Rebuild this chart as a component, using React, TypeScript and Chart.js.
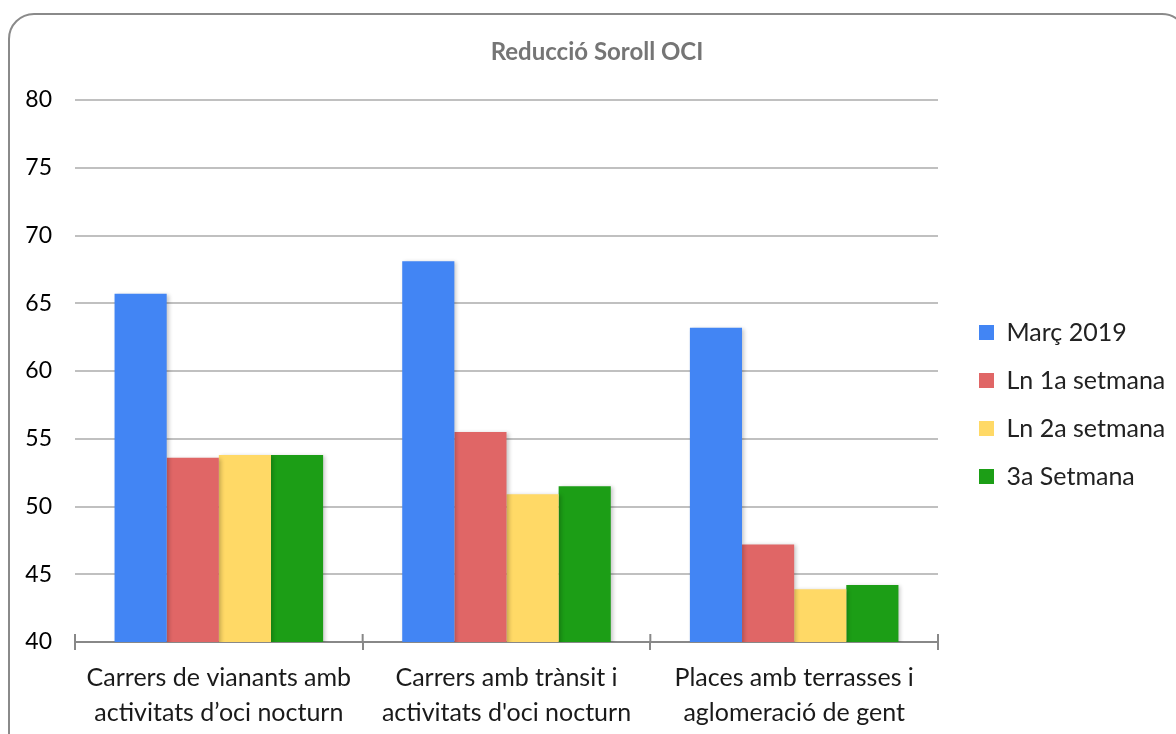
import React, { useEffect, useRef } from "react";
import { Chart, registerables } from "chart.js";

Chart.register(...registerables);

// ---- data ----
const chartTitle = "Reducció Soroll OCI";
const categories = [
  ["Carrers de vianants amb", "activitats d’oci nocturn"],
  ["Carrers amb trànsit i", "activitats d'oci nocturn"],
  ["Places amb terrasses i", "aglomeració de gent"],
];
const seriesNames = ["Març 2019", "Ln 1a setmana", "Ln 2a setmana", "3a Setmana"];
const marc2019 = [65.7, 68.1, 63.2];
const setmana1 = [53.6, 55.5, 47.2];
const setmana2 = [53.8, 50.9, 43.9];
const setmana3 = [53.8, 51.5, 44.2];
const seriesColors = ["#4285F4", "#E06666", "#FFD966", "#1C9E16"];
const yMin = 40;
const yMax = 80;
const yStep = 5;

const W = 1178;
const H = 721;

const shadowPlugin = {
  id: "barShadow",
  beforeDatasetsDraw(chart: any) {
    const c = chart.ctx;
    c.save();
    c.shadowColor = "rgba(0,0,0,0.22)";
    c.shadowBlur = 4;
    c.shadowOffsetX = 2;
    c.shadowOffsetY = 1;
  },
  afterDatasetsDraw(chart: any) {
    chart.ctx.restore();
  },
};

const upTicksPlugin = {
  id: "upTicks",
  afterDraw(chart: any) {
    const xs = chart.scales.x;
    const ctx = chart.ctx;
    const n = categories.length;
    const w = xs.width / n;
    ctx.save();
    ctx.strokeStyle = "#888";
    ctx.lineWidth = 2;
    for (let i = 0; i <= n; i++) {
      const x = xs.left + i * w;
      ctx.beginPath();
      ctx.moveTo(x, xs.top);
      ctx.lineTo(x, xs.top - 8);
      ctx.stroke();
    }
    ctx.restore();
  },
};

const placePlugin = {
  id: "placeBoxes",
  afterLayout(chart: any) {
    const lg = chart.legend;
    if (lg) {
      const left = chart.chartArea.right + 18;
      lg.left = left;
      lg.right = chart.width;
      lg.width = lg.right - lg.left;
      lg.top = 284;
      lg.bottom = chart.height;
      lg.height = lg.bottom - lg.top;
    }
    const t = chart.titleBlock;
    if (t) {
      t.left = 0;
      t.right = chart.width;
      t.width = chart.width;
    }
  },
};

export default function App() {
  const ref = useRef<HTMLCanvasElement>(null);

  useEffect(() => {
    const canvas = ref.current!;
    const values = [marc2019, setmana1, setmana2, setmana3];
    const chart = new Chart(canvas, {
      type: "bar",
      data: {
        labels: categories,
        datasets: seriesNames.map((name, i) => ({
          label: name,
          data: values[i],
          backgroundColor: seriesColors[i],
          borderWidth: 0,
          barPercentage: 1,
          categoryPercentage: 0.725,
        })),
      },
      options: {
        responsive: false,
        animation: false,
        devicePixelRatio: 1,
        layout: { padding: { left: 0, right: 148, top: 0, bottom: 0 } },
        plugins: {
          title: {
            display: true,
            text: chartTitle,
            color: "#757575",
            font: { family: "Lato", size: 24, weight: "bold", lineHeight: 1.2 },
            padding: { top: 24.6, bottom: 33.6 },
          },
          legend: {
            position: "right",
            align: "start",
            maxWidth: 100,
            labels: {
              boxWidth: 15,
              boxHeight: 15,
              padding: 23,
              color: "#222",
              font: { family: "Lato", size: 25 },
            },
          },
          tooltip: { enabled: false },
        },
        scales: {
          x: {
            grid: {
              offset: true,
              drawOnChartArea: false,
              drawTicks: true,
              tickLength: 8,
              color: "#888",
              lineWidth: 2,
            },
            border: { display: true, color: "#888", width: 2 },
            ticks: {
              padding: 10,
              color: "#1a1a1a",
              maxRotation: 0,
              autoSkip: false,
              font: { family: "Lato", size: 25, lineHeight: "35px" },
            },
            afterFit(s: any) {
              s.height = 92;
            },
          },
          y: {
            min: yMin,
            max: yMax,
            ticks: {
              stepSize: yStep,
              padding: 23,
              color: "#000",
              font: { family: "Lato", size: 23 },
            },
            grid: { color: "#c0c0c0", lineWidth: 2, drawTicks: false },
            border: { display: false },
            afterFit(s: any) {
              s.width = 67;
            },
          },
        },
      } as any,
      plugins: [shadowPlugin, upTicksPlugin, placePlugin],
    });
    return () => chart.destroy();
  }, []);

  return (
    <div style={{ position: "fixed", inset: 0, overflow: "hidden", background: "#fff" }}>
      <div
        style={{
          position: "absolute",
          left: 8,
          top: 13,
          width: 1180,
          height: 760,
          border: "2px solid #8a8a8a",
          borderRadius: 26,
          boxSizing: "border-box",
        }}
      />
      <canvas
        ref={ref}
        width={W}
        height={H}
        style={{ position: "absolute", left: 8, top: 13, width: W, height: H }}
      />
    </div>
  );
}
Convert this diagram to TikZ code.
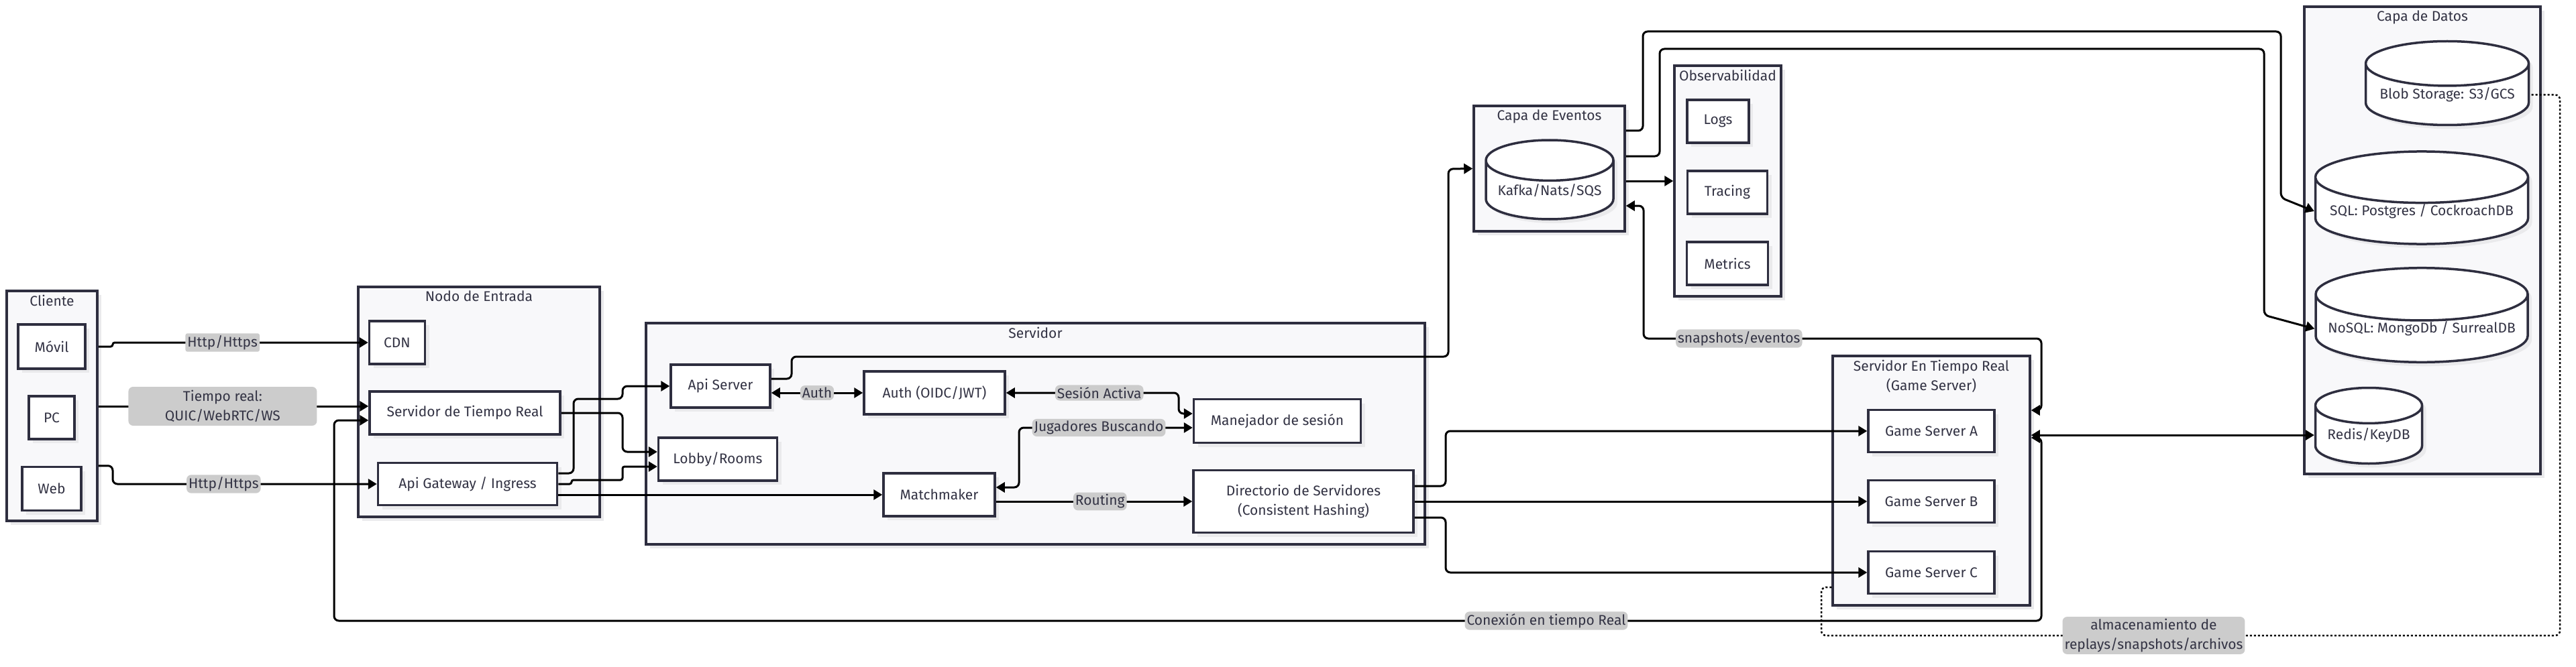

:::

▶ To be done
Leave the pictures out, and transcribe each of the records exactly.

▶ Solution
Rebuild this chart as a component, using React, TypeScript and Chart.js.
import React, { useEffect, useRef } from "react";
import { Chart, registerables } from "chart.js";

Chart.register(...registerables);

// ---- data ----
const chartTitle = "Reducció Soroll OCI";
const categories = [
  ["Carrers de vianants amb", "activitats d’oci nocturn"],
  ["Carrers amb trànsit i", "activitats d'oci nocturn"],
  ["Places amb terrasses i", "aglomeració de gent"],
];
const seriesNames = ["Març 2019", "Ln 1a setmana", "Ln 2a setmana", "3a Setmana"];
const marc2019 = [65.7, 68.1, 63.2];
const setmana1 = [53.6, 55.5, 47.2];
const setmana2 = [53.8, 50.9, 43.9];
const setmana3 = [53.8, 51.5, 44.2];
const seriesColors = ["#4285F4", "#E06666", "#FFD966", "#1C9E16"];
const yMin = 40;
const yMax = 80;
const yStep = 5;

const W = 1178;
const H = 721;

const shadowPlugin = {
  id: "barShadow",
  beforeDatasetsDraw(chart: any) {
    const c = chart.ctx;
    c.save();
    c.shadowColor = "rgba(0,0,0,0.22)";
    c.shadowBlur = 4;
    c.shadowOffsetX = 2;
    c.shadowOffsetY = 1;
  },
  afterDatasetsDraw(chart: any) {
    chart.ctx.restore();
  },
};

const upTicksPlugin = {
  id: "upTicks",
  afterDraw(chart: any) {
    const xs = chart.scales.x;
    const ctx = chart.ctx;
    const n = categories.length;
    const w = xs.width / n;
    ctx.save();
    ctx.strokeStyle = "#888";
    ctx.lineWidth = 2;
    for (let i = 0; i <= n; i++) {
      const x = xs.left + i * w;
      ctx.beginPath();
      ctx.moveTo(x, xs.top);
      ctx.lineTo(x, xs.top - 8);
      ctx.stroke();
    }
    ctx.restore();
  },
};

const placePlugin = {
  id: "placeBoxes",
  afterLayout(chart: any) {
    const lg = chart.legend;
    if (lg) {
      const left = chart.chartArea.right + 18;
      lg.left = left;
      lg.right = chart.width;
      lg.width = lg.right - lg.left;
      lg.top = 284;
      lg.bottom = chart.height;
      lg.height = lg.bottom - lg.top;
    }
    const t = chart.titleBlock;
    if (t) {
      t.left = 0;
      t.right = chart.width;
      t.width = chart.width;
    }
  },
};

export default function App() {
  const ref = useRef<HTMLCanvasElement>(null);

  useEffect(() => {
    const canvas = ref.current!;
    const values = [marc2019, setmana1, setmana2, setmana3];
    const chart = new Chart(canvas, {
      type: "bar",
      data: {
        labels: categories,
        datasets: seriesNames.map((name, i) => ({
          label: name,
          data: values[i],
          backgroundColor: seriesColors[i],
          borderWidth: 0,
          barPercentage: 1,
          categoryPercentage: 0.725,
        })),
      },
      options: {
        responsive: false,
        animation: false,
        devicePixelRatio: 1,
        layout: { padding: { left: 0, right: 148, top: 0, bottom: 0 } },
        plugins: {
          title: {
            display: true,
            text: chartTitle,
            color: "#757575",
            font: { family: "Lato", size: 24, weight: "bold", lineHeight: 1.2 },
            padding: { top: 24.6, bottom: 33.6 },
          },
          legend: {
            position: "right",
            align: "start",
            maxWidth: 100,
            labels: {
              boxWidth: 15,
              boxHeight: 15,
              padding: 23,
              color: "#222",
              font: { family: "Lato", size: 25 },
            },
          },
          tooltip: { enabled: false },
        },
        scales: {
          x: {
            grid: {
              offset: true,
              drawOnChartArea: false,
              drawTicks: true,
              tickLength: 8,
              color: "#888",
              lineWidth: 2,
            },
            border: { display: true, color: "#888", width: 2 },
            ticks: {
              padding: 10,
              color: "#1a1a1a",
              maxRotation: 0,
              autoSkip: false,
              font: { family: "Lato", size: 25, lineHeight: "35px" },
            },
            afterFit(s: any) {
              s.height = 92;
            },
          },
          y: {
            min: yMin,
            max: yMax,
            ticks: {
              stepSize: yStep,
              padding: 23,
              color: "#000",
              font: { family: "Lato", size: 23 },
            },
            grid: { color: "#c0c0c0", lineWidth: 2, drawTicks: false },
            border: { display: false },
            afterFit(s: any) {
              s.width = 67;
            },
          },
        },
      } as any,
      plugins: [shadowPlugin, upTicksPlugin, placePlugin],
    });
    return () => chart.destroy();
  }, []);

  return (
    <div style={{ position: "fixed", inset: 0, overflow: "hidden", background: "#fff" }}>
      <div
        style={{
          position: "absolute",
          left: 8,
          top: 13,
          width: 1180,
          height: 760,
          border: "2px solid #8a8a8a",
          borderRadius: 26,
          boxSizing: "border-box",
        }}
      />
      <canvas
        ref={ref}
        width={W}
        height={H}
        style={{ position: "absolute", left: 8, top: 13, width: W, height: H }}
      />
    </div>
  );
}
Convert this diagram to TikZ code.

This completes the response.